• _Description of the task_
In the listing below, find the line with "-- ++(0,16) -| (hybrid.north);", then repeat exactly every line from the top through that one.

• _Provided entries_
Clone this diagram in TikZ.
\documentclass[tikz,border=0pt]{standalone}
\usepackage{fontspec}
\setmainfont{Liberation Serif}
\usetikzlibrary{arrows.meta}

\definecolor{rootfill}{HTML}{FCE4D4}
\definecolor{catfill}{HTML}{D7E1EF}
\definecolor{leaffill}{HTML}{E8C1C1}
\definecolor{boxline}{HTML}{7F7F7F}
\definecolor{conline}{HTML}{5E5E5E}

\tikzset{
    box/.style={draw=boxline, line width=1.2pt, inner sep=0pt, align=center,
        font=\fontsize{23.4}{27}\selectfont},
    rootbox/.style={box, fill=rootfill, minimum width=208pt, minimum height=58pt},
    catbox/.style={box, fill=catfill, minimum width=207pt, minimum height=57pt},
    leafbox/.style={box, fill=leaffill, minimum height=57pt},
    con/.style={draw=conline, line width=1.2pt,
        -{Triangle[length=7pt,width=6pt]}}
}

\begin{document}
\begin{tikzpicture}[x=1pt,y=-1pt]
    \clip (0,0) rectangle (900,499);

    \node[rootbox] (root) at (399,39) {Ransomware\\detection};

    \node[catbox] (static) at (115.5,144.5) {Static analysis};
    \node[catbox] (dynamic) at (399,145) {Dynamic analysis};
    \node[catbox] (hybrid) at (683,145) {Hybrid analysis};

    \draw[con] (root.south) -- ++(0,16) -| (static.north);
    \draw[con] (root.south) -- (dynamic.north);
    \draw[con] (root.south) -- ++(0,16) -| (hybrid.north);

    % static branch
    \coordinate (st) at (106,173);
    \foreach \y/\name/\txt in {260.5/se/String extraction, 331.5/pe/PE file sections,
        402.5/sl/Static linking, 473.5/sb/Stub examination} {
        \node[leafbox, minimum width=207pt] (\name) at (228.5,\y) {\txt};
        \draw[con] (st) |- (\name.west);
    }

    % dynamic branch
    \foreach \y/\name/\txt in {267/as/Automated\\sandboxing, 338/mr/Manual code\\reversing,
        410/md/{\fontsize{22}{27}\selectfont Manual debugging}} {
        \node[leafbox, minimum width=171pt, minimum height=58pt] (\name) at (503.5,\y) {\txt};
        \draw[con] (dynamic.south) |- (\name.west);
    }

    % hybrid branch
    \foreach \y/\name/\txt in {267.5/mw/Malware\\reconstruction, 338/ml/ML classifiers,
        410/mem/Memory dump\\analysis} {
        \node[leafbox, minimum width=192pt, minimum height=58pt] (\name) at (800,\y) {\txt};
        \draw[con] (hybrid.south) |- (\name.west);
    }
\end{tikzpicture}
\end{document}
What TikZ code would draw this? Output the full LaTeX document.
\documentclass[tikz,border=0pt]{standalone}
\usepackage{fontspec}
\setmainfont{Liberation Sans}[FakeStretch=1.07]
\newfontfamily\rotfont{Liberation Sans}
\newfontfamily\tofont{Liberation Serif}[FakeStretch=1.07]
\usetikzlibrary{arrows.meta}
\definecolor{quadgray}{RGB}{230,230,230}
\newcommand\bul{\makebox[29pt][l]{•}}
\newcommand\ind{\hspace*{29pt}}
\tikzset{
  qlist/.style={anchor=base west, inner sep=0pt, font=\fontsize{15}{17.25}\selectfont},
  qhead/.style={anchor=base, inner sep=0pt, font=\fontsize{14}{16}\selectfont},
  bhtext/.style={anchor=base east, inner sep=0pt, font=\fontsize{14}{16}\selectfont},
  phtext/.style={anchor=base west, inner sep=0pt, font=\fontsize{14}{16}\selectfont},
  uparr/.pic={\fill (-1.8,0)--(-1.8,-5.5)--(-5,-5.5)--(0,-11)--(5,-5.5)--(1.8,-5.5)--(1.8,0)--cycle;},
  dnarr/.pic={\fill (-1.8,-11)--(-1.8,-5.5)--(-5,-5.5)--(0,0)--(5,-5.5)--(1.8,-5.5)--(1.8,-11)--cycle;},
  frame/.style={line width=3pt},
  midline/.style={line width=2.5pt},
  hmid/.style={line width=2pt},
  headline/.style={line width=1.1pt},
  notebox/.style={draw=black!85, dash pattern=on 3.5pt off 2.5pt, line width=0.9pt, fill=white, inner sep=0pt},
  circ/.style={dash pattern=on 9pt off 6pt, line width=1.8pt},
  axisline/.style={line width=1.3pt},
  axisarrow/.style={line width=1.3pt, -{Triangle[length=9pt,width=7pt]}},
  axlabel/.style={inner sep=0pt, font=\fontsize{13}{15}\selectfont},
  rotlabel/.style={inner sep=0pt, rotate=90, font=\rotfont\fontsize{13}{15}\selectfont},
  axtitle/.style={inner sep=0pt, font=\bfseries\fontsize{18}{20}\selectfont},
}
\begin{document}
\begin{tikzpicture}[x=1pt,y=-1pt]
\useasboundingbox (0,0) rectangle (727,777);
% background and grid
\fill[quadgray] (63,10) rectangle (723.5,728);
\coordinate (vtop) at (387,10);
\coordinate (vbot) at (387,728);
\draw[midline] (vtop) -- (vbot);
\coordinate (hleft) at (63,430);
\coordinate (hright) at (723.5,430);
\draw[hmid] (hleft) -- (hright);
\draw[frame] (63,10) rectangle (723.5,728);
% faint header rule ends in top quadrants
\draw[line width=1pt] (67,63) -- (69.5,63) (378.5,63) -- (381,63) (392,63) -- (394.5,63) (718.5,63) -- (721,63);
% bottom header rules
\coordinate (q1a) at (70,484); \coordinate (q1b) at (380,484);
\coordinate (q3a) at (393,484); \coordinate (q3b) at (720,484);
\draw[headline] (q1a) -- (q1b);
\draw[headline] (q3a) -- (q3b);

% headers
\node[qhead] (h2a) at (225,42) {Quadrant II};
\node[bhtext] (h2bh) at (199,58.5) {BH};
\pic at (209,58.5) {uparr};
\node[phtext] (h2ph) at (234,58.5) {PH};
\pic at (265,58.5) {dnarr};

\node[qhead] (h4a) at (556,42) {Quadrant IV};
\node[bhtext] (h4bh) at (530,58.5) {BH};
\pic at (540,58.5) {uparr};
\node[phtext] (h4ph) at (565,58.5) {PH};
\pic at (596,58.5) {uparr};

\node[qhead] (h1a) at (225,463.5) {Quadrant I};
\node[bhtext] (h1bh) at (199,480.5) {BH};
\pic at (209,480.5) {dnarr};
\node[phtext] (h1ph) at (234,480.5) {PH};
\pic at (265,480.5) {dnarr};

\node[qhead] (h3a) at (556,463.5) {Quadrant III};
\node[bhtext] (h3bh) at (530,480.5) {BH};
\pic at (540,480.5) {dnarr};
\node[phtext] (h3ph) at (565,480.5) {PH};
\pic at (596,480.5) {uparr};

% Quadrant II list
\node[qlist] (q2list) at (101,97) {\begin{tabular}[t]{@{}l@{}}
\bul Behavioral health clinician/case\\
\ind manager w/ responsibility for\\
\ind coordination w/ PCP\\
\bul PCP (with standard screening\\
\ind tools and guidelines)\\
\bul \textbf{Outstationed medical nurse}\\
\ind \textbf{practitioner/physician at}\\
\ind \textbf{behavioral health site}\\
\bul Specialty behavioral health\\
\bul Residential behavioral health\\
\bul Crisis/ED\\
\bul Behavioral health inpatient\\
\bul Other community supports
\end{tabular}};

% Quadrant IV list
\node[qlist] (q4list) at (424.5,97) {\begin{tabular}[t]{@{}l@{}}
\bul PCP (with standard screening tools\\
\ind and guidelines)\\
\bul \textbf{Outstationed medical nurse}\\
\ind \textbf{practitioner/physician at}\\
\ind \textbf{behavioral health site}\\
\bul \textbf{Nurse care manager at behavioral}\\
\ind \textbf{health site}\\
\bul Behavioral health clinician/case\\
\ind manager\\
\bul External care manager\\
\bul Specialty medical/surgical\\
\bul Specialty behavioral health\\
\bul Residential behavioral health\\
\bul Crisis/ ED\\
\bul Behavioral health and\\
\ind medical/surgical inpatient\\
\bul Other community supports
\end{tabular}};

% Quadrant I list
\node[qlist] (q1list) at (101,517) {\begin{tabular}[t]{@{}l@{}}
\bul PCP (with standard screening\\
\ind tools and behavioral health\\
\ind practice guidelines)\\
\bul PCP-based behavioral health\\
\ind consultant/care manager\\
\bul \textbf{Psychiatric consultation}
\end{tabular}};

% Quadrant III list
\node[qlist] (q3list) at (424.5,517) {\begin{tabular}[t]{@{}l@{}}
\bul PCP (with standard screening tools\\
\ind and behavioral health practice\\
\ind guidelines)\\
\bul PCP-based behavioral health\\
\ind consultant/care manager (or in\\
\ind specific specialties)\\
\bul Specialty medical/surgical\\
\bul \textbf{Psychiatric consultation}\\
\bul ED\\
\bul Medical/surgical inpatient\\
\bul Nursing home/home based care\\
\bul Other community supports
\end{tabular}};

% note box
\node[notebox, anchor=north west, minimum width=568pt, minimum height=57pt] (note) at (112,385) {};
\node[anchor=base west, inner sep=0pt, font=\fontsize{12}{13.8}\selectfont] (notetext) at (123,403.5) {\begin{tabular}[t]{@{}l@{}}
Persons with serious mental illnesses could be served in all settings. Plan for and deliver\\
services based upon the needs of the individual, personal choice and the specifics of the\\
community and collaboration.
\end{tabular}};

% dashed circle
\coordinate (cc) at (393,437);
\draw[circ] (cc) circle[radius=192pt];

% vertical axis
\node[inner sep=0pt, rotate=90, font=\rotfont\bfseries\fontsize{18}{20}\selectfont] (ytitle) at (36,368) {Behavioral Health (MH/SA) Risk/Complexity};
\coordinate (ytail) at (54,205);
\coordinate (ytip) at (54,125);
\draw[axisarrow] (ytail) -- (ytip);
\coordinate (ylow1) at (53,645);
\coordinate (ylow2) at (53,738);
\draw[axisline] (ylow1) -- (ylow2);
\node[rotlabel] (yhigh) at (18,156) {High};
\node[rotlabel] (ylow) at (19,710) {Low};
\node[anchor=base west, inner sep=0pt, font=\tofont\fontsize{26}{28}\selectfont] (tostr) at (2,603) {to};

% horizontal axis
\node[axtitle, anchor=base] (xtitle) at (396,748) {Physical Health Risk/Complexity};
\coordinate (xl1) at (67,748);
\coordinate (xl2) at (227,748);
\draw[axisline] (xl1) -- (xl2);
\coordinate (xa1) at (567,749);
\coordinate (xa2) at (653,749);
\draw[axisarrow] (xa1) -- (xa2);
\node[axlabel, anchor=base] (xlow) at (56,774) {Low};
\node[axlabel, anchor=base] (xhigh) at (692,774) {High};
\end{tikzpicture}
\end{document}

• _Reply_
Clone this diagram in TikZ.
\documentclass[tikz,border=0pt]{standalone}
\usepackage{fontspec}
\setmainfont{Liberation Serif}
\usetikzlibrary{arrows.meta}

\definecolor{rootfill}{HTML}{FCE4D4}
\definecolor{catfill}{HTML}{D7E1EF}
\definecolor{leaffill}{HTML}{E8C1C1}
\definecolor{boxline}{HTML}{7F7F7F}
\definecolor{conline}{HTML}{5E5E5E}

\tikzset{
    box/.style={draw=boxline, line width=1.2pt, inner sep=0pt, align=center,
        font=\fontsize{23.4}{27}\selectfont},
    rootbox/.style={box, fill=rootfill, minimum width=208pt, minimum height=58pt},
    catbox/.style={box, fill=catfill, minimum width=207pt, minimum height=57pt},
    leafbox/.style={box, fill=leaffill, minimum height=57pt},
    con/.style={draw=conline, line width=1.2pt,
        -{Triangle[length=7pt,width=6pt]}}
}

\begin{document}
\begin{tikzpicture}[x=1pt,y=-1pt]
    \clip (0,0) rectangle (900,499);

    \node[rootbox] (root) at (399,39) {Ransomware\\detection};

    \node[catbox] (static) at (115.5,144.5) {Static analysis};
    \node[catbox] (dynamic) at (399,145) {Dynamic analysis};
    \node[catbox] (hybrid) at (683,145) {Hybrid analysis};

    \draw[con] (root.south) -- ++(0,16) -| (static.north);
    \draw[con] (root.south) -- (dynamic.north);
    \draw[con] (root.south) -- ++(0,16) -| (hybrid.north);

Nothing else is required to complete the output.